C'est alors qu'Erdogan a envoyé des navires d'exploration et de forage et en réponse, la Grèce a déclaré qu'elle défendrait son territoire. Le lieu d'exploitation du navire turc se trouve dans un secteur maritime revendiqué comme zone économique exclusive (ZEE) par Athènes. La réponse turque a été de survoler les îles grecques avec des avions de chasse et de mettre des navires de guerre dans la zone. Il convient de rappeler que la Turquie n'est pas signataire de la Convention des Nations unies sur le droit de la mer et ne prend donc pas en compte les ZEE revendiquées par la Grèce et Chypre.
L'escalade militaire ne s'est pas arrêtée là et une frégate grecque est entrée en collision avec une frégate turque accompagnant l'Oruç Reis, ce qui a poussé la France à agir. Le président français, Emmanuel Macron, a annoncé le renforcement temporaire de la présence militaire française en Méditerranée, avec l'envoi de deux avions de chasse Rafale et de la frégate navale Lafayette.

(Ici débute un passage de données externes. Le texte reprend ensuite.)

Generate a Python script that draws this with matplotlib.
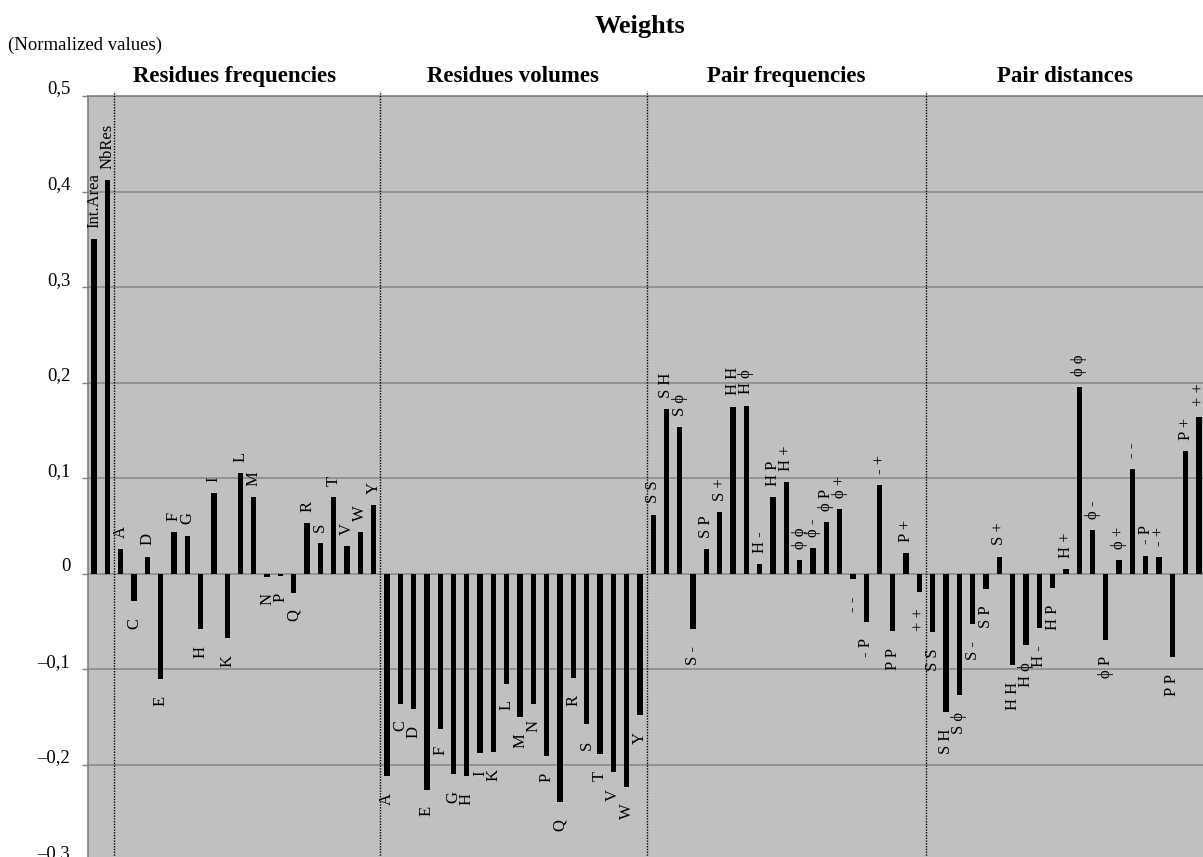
import matplotlib.pyplot as plt
import matplotlib.transforms as mtransforms
import numpy as np

plt.rcParams['font.family'] = ['Liberation Serif', 'DejaVu Serif']

# data
res_freq_labels = ['Int.Area', 'NbRes', 'A', 'C', 'D', 'E', 'F', 'G', 'H', 'I', 'K',
                   'L', 'M', 'N', 'P', 'Q', 'R', 'S', 'T', 'V', 'W', 'Y']
res_freq_values = [0.350, 0.412, 0.026, -0.029, 0.018, -0.110, 0.044, 0.040, -0.058, 0.084, -0.067,
                   0.105, 0.080, -0.003, -0.002, -0.020, 0.053, 0.032, 0.080, 0.029, 0.044, 0.072]

res_vol_labels = ['A', 'C', 'D', 'E', 'F', 'G', 'H', 'I', 'K', 'L',
                  'M', 'N', 'P', 'Q', 'R', 'S', 'T', 'V', 'W', 'Y']
res_vol_values = [-0.212, -0.136, -0.142, -0.226, -0.163, -0.210, -0.212, -0.188, -0.187, -0.115,
                  -0.150, -0.136, -0.191, -0.239, -0.109, -0.157, -0.189, -0.208, -0.223, -0.148]

pair_labels = ['S S', 'S H', 'S ϕ', 'S -', 'S P', 'S +', 'H H', 'H ϕ', 'H -', 'H P', 'H +',
               'ϕ ϕ', 'ϕ -', 'ϕ P', 'ϕ +', '- -', '- P', '- +', 'P P', 'P +', '+ +']
pair_freq_values = [0.062, 0.172, 0.154, -0.058, 0.026, 0.065, 0.175, 0.176, 0.010, 0.080, 0.096,
                    0.014, 0.027, 0.054, 0.068, -0.006, -0.050, 0.093, -0.060, 0.022, -0.019]
pair_dist_values = [-0.061, -0.145, -0.127, -0.053, -0.016, 0.018, -0.096, -0.075, -0.057, -0.015, 0.005,
                    0.195, 0.046, -0.069, 0.014, 0.110, 0.019, 0.017, -0.087, 0.128, 0.164]

group_titles = ['Residues frequencies', 'Residues volumes', 'Pair frequencies', 'Pair distances']
y_ticks = [-0.3, -0.2, -0.1, 0, 0.1, 0.2, 0.3, 0.4, 0.5]
y_tick_labels = ['–0,3', '–0,2', '–0,1', '0', '0,1', '0,2', '0,3', '0,4', '0,5']

labels = res_freq_labels + res_vol_labels + pair_labels + pair_labels
values = res_freq_values + res_vol_values + pair_freq_values + pair_dist_values
x = np.arange(len(values))

# separators between the groups
n1 = len(res_freq_labels)
n2 = n1 + len(res_vol_labels)
n3 = n2 + len(pair_labels)
seps = [1.5, n1 - 0.5, n2 - 0.5, n3 - 0.5]

fig = plt.figure(figsize=(12.03, 8.57), dpi=100)
ax = fig.add_axes([0.0732, -0.0039, 0.9268, 0.8918])
ax.set_facecolor('#c0c0c0')

xlim = (-0.45, len(values) - 1 + 0.3)
ax.set_xlim(*xlim)
ax.set_ylim(-0.3, 0.5)

ax.yaxis.grid(True, color='#8a8a8a', linewidth=1.2)
ax.set_axisbelow(True)

ax.bar(x, values, width=0.4, color='black', zorder=3)

for xi, v, lab in zip(x, values, labels):
    if v >= 0:
        ax.annotate(lab, (xi, v), xytext=(0, 8), textcoords='offset points',
                    rotation=90, ha='center', va='bottom', fontsize=12)
    else:
        ax.annotate(lab, (xi, v), xytext=(0, -12), textcoords='offset points',
                    rotation=90, ha='center', va='top', fontsize=12)

for s in seps:
    ax.axvline(s, ymin=0, ymax=1.007, color='black', linestyle=(0, (1, 1)),
               linewidth=1, clip_on=False, zorder=4)

# group titles
bounds = [xlim[0], seps[1], seps[2], seps[3], xlim[1]]
trans = mtransforms.blended_transform_factory(ax.transData, ax.transAxes)
for i, t in enumerate(group_titles):
    ax.text((bounds[i] + bounds[i + 1]) / 2, 1.025, t, transform=trans,
            ha='center', va='center', fontsize=16.5, fontweight='bold')

ax.set_xticks([])
ax.set_yticks(y_ticks)
ax.set_yticklabels(y_tick_labels, fontsize=13.5)
ax.tick_params(axis='y', direction='out', length=4.3, width=1, color='#808080', pad=8.5)
offset = mtransforms.ScaledTranslation(0, 6.5 / 72, fig.dpi_scale_trans)
for lab in ax.get_yticklabels():
    lab.set_transform(lab.get_transform() + offset)

for sp in ['right', 'bottom']:
    ax.spines[sp].set_visible(False)
for sp in ['left', 'top']:
    ax.spines[sp].set_color('#808080')
    ax.spines[sp].set_linewidth(1.2)

fig.text(0.532, 1 - 26 / 857, 'Weights', ha='center', va='center',
         fontsize=19, fontweight='bold')
fig.text(8 / 1203, 1 - 45 / 857, '(Normalized values)', ha='left', va='center', fontsize=13.5)

fig.savefig('out.png', dpi=100)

La militarisation de la région est devenue visible sur l'île grecque de Kastelorizo. Le gouvernement turc a accusé les Grecs d'avoir envoyé des troupes sur l'île et d'avoir ainsi violé le traité de Paris de 1947 que les deux pays ont signé pour décider des termes de la paix après la Seconde Guerre mondiale. Le désarmement de cette île était sous les garanties de l'accord de paix, aussi Ankara a-t-elle annoncé qu'elle ne permettrait pas « ces provocations au large de nos côtes ». Pour sa part, Athènes a assuré que les militaires étaient déjà déployés sur la petite île et que les derniers mouvements n'étaient qu'une rotation de troupes de routine.
Les tensions entre les deux membres de l'Alliance de l'Atlantique Nord (OTAN) ont inquiété Bruxelles. L'Union européenne a soutenu la position d'Athènes et envisage des sanctions contre la Turquie, mais plusieurs appels à la compréhension mutuelle ont été lancés par Bruxelles pour les deux parties au conflit. Il y a deux positions dans ce conflit : une position plus dure avec la Turquie, incluant la France, la Grèce et Chypre, et une ligne plus conciliante impliquant l'Allemagne, l'Italie et l'Espagne. Le ministre allemand des affaires étrangères, Heiko Maas, s'est rendu en Grèce et en Turquie la semaine dernière pour encourager le dialogue et a mis en garde les deux gouvernements contre une nouvelle escalade militaire. Berlin, qui assure la présidence de l'Union européenne, prend la tête de cette crise en Méditerranée. Le Conseil européen devrait prendre ces sanctions à la fin de ce mois.